The water filter installed in the kitchen advertises to work by the method of "reverse osmosis".
Can someone explain this concept without using technical terms or marketing mumbo jumbo?
A RO filter filters water by pushing water it through a semi-permeable membrane (think of it as a piece of plastic that can let water (but not much else) slowly ooze through).
Normally, if you separate dirty water and clean water with such a membrane, natural forces will cause the clean water to slowly move over to the dirty side. This process is called Osmosis. (this is an oversimplification, not all impurities cause osmotic pressure).
In a Reverse Osmosis filter, a pump is used to pressurize the water on the dirty side, which forces the water to go the opposite direction...from the dirty side to the clean side. i.e. it's Reversing the Osmosis. This clean water is then collected and that's what you drink.
Eventually the water on the dirty side becomes so full of impurities that it's hard to push any more water through the membrane, so that water is drained away and replaced with fresh water. This is why RO filters use so much water -- they waste 4 to 20 gallons of water for each gallon of purified water they produce.
Most RO filters also have a conventional pre-filter (or multiple filters) to remove a lot of the contaminants before they reach the RO membrane so the RO membrane is only removing the dissolved impurities that are hard to remove with a filter.

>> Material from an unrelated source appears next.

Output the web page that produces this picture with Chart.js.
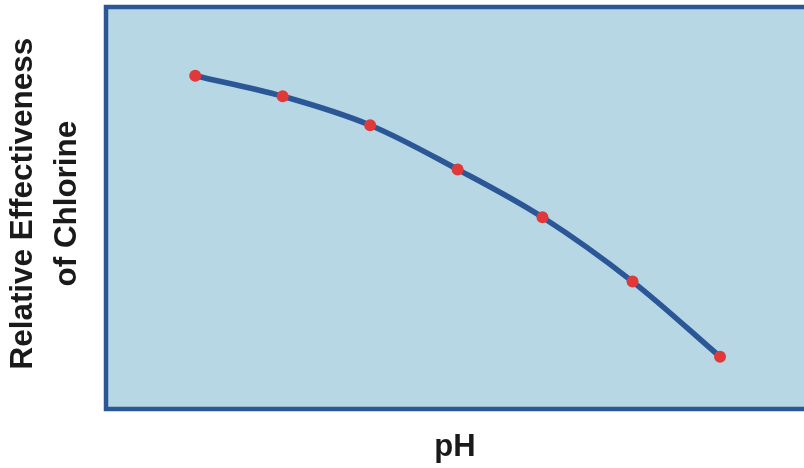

"Reverse Osmosis" water is really just highly filtered water.
The filter membrane has such tiny holes that most dissolved molecules like salt, heavy metals, and other contaminants cannot pass through. It should be noted that not all contaminants are removed effectively by reverse osmosis.
Many under-the-counter RO systems use the water utility's line pressure to force the water through the membrane. Other systems have auxiliary pumps. I have had good luck with a booster device called a "permeate pump."
The systems require heavy maintenance compared to most consumer plumbing:
Maintenance must be kept up or the units can waste a lot of water or produce poor quality water. Because service is messy and requires working under the sink, it is one of my least favorite jobs in my house.
Here is a functional diagram:
Bonus question and answer:
Is an under-the-sink RO system really necessary?
Usually not. In my case our local water utility had issues with E. coli contamination and my system also includes UV sterilization. Also the supplied water is very hard and I use a whole house water softener. Softened water does not taste great. I set up the RO system with a good finishing filter so the water would taste better than the tap water and now I cannot go back.